• THE EXERCISE
All records must be quoted exactly. Omit the pictures.

• Rows from a dataset of charts and code
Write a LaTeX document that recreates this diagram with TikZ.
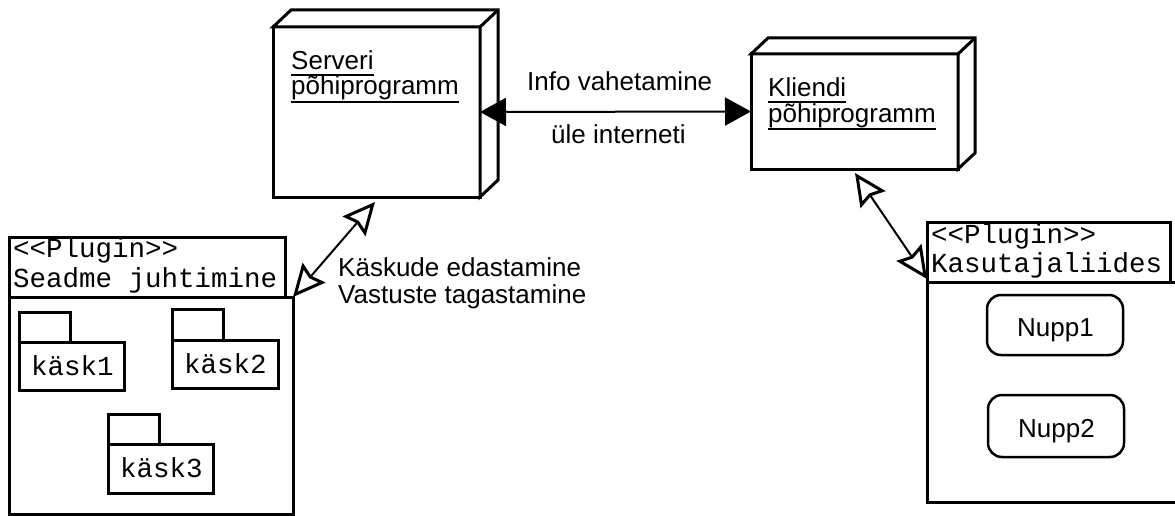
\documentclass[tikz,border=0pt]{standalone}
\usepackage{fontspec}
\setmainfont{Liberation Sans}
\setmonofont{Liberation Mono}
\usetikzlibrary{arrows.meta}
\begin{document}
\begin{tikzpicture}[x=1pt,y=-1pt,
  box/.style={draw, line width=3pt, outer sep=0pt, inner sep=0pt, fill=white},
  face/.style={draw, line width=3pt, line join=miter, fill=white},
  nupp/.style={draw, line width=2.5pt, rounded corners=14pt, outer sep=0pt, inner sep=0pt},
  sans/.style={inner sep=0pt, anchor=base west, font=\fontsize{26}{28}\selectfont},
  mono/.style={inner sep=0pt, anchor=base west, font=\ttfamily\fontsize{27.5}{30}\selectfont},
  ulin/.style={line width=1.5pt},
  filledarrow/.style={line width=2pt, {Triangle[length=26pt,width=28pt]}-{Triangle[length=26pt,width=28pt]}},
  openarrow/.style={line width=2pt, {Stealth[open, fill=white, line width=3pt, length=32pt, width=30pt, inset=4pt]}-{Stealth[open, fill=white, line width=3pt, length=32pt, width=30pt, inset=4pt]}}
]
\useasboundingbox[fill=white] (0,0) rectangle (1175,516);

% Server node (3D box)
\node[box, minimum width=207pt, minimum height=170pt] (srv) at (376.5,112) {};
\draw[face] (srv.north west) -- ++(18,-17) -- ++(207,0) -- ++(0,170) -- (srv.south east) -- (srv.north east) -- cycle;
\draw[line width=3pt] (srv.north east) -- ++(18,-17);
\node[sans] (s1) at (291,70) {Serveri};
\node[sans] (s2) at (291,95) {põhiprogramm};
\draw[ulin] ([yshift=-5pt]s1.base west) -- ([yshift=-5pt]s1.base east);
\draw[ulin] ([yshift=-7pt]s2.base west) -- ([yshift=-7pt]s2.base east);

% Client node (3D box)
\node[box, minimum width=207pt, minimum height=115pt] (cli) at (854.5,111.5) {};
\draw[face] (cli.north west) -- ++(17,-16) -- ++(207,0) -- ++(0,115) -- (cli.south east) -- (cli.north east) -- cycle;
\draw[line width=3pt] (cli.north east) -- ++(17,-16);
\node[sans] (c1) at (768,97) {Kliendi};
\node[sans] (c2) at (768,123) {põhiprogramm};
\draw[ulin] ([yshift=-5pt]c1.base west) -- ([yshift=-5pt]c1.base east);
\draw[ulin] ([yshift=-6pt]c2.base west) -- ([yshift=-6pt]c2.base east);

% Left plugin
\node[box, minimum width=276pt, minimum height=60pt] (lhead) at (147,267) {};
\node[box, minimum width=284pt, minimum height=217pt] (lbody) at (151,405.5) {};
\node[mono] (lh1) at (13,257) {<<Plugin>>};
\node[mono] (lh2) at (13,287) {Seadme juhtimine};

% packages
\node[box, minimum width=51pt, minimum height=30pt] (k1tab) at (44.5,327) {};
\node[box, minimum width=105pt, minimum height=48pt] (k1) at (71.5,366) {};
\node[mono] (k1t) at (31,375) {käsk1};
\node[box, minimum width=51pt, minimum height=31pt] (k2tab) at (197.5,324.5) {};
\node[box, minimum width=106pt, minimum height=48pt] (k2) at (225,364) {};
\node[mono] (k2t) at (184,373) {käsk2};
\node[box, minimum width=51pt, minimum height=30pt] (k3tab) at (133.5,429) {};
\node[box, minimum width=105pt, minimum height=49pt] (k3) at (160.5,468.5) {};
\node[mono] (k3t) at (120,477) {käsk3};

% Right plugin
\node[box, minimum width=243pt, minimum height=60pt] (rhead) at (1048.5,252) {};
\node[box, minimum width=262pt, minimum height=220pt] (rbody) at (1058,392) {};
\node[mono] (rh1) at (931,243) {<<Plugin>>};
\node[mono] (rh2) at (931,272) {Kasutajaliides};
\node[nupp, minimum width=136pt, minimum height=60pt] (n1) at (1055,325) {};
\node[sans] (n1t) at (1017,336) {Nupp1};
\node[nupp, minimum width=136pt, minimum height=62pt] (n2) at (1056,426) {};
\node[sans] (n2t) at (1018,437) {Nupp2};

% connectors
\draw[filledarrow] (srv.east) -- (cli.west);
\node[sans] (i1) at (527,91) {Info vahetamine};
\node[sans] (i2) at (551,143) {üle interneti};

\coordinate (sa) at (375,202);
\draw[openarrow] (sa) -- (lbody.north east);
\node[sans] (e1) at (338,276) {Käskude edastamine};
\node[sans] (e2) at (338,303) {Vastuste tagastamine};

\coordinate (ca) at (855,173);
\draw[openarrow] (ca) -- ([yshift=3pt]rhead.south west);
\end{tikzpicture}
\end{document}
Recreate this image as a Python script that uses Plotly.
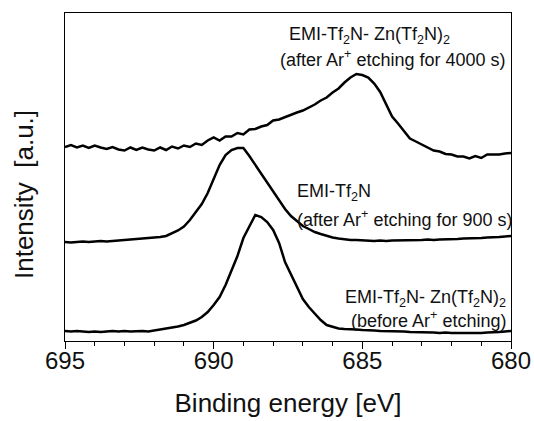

• EXERCISE ANSWER
Write a LaTeX document that recreates this diagram with TikZ.
\documentclass[tikz,border=0pt]{standalone}
\usepackage{fontspec}
\setmainfont{Liberation Sans}
\setmonofont{Liberation Mono}
\usetikzlibrary{arrows.meta}
\begin{document}
\begin{tikzpicture}[x=1pt,y=-1pt,
  box/.style={draw, line width=3pt, outer sep=0pt, inner sep=0pt, fill=white},
  face/.style={draw, line width=3pt, line join=miter, fill=white},
  nupp/.style={draw, line width=2.5pt, rounded corners=14pt, outer sep=0pt, inner sep=0pt},
  sans/.style={inner sep=0pt, anchor=base west, font=\fontsize{26}{28}\selectfont},
  mono/.style={inner sep=0pt, anchor=base west, font=\ttfamily\fontsize{27.5}{30}\selectfont},
  ulin/.style={line width=1.5pt},
  filledarrow/.style={line width=2pt, {Triangle[length=26pt,width=28pt]}-{Triangle[length=26pt,width=28pt]}},
  openarrow/.style={line width=2pt, {Stealth[open, fill=white, line width=3pt, length=32pt, width=30pt, inset=4pt]}-{Stealth[open, fill=white, line width=3pt, length=32pt, width=30pt, inset=4pt]}}
]
\useasboundingbox[fill=white] (0,0) rectangle (1175,516);

% Server node (3D box)
\node[box, minimum width=207pt, minimum height=170pt] (srv) at (376.5,112) {};
\draw[face] (srv.north west) -- ++(18,-17) -- ++(207,0) -- ++(0,170) -- (srv.south east) -- (srv.north east) -- cycle;
\draw[line width=3pt] (srv.north east) -- ++(18,-17);
\node[sans] (s1) at (291,70) {Serveri};
\node[sans] (s2) at (291,95) {põhiprogramm};
\draw[ulin] ([yshift=-5pt]s1.base west) -- ([yshift=-5pt]s1.base east);
\draw[ulin] ([yshift=-7pt]s2.base west) -- ([yshift=-7pt]s2.base east);

% Client node (3D box)
\node[box, minimum width=207pt, minimum height=115pt] (cli) at (854.5,111.5) {};
\draw[face] (cli.north west) -- ++(17,-16) -- ++(207,0) -- ++(0,115) -- (cli.south east) -- (cli.north east) -- cycle;
\draw[line width=3pt] (cli.north east) -- ++(17,-16);
\node[sans] (c1) at (768,97) {Kliendi};
\node[sans] (c2) at (768,123) {põhiprogramm};
\draw[ulin] ([yshift=-5pt]c1.base west) -- ([yshift=-5pt]c1.base east);
\draw[ulin] ([yshift=-6pt]c2.base west) -- ([yshift=-6pt]c2.base east);

% Left plugin
\node[box, minimum width=276pt, minimum height=60pt] (lhead) at (147,267) {};
\node[box, minimum width=284pt, minimum height=217pt] (lbody) at (151,405.5) {};
\node[mono] (lh1) at (13,257) {<<Plugin>>};
\node[mono] (lh2) at (13,287) {Seadme juhtimine};

% packages
\node[box, minimum width=51pt, minimum height=30pt] (k1tab) at (44.5,327) {};
\node[box, minimum width=105pt, minimum height=48pt] (k1) at (71.5,366) {};
\node[mono] (k1t) at (31,375) {käsk1};
\node[box, minimum width=51pt, minimum height=31pt] (k2tab) at (197.5,324.5) {};
\node[box, minimum width=106pt, minimum height=48pt] (k2) at (225,364) {};
\node[mono] (k2t) at (184,373) {käsk2};
\node[box, minimum width=51pt, minimum height=30pt] (k3tab) at (133.5,429) {};
\node[box, minimum width=105pt, minimum height=49pt] (k3) at (160.5,468.5) {};
\node[mono] (k3t) at (120,477) {käsk3};

% Right plugin
\node[box, minimum width=243pt, minimum height=60pt] (rhead) at (1048.5,252) {};
\node[box, minimum width=262pt, minimum height=220pt] (rbody) at (1058,392) {};
\node[mono] (rh1) at (931,243) {<<Plugin>>};
\node[mono] (rh2) at (931,272) {Kasutajaliides};
\node[nupp, minimum width=136pt, minimum height=60pt] (n1) at (1055,325) {};
\node[sans] (n1t) at (1017,336) {Nupp1};
\node[nupp, minimum width=136pt, minimum height=62pt] (n2) at (1056,426) {};
\node[sans] (n2t) at (1018,437) {Nupp2};

% connectors
\draw[filledarrow] (srv.east) -- (cli.west);
\node[sans] (i1) at (527,91) {Info vahetamine};
\node[sans] (i2) at (551,143) {üle interneti};

\coordinate (sa) at (375,202);
\draw[openarrow] (sa) -- (lbody.north east);
\node[sans] (e1) at (338,276) {Käskude edastamine};
\node[sans] (e2) at (338,303) {Vastuste tagastamine};

\coordinate (ca) at (855,173);
\draw[openarrow] (ca) -- ([yshift=3pt]rhead.south west);
\end{tikzpicture}
\end{document}
Recreate this image as a Python script that uses Plotly.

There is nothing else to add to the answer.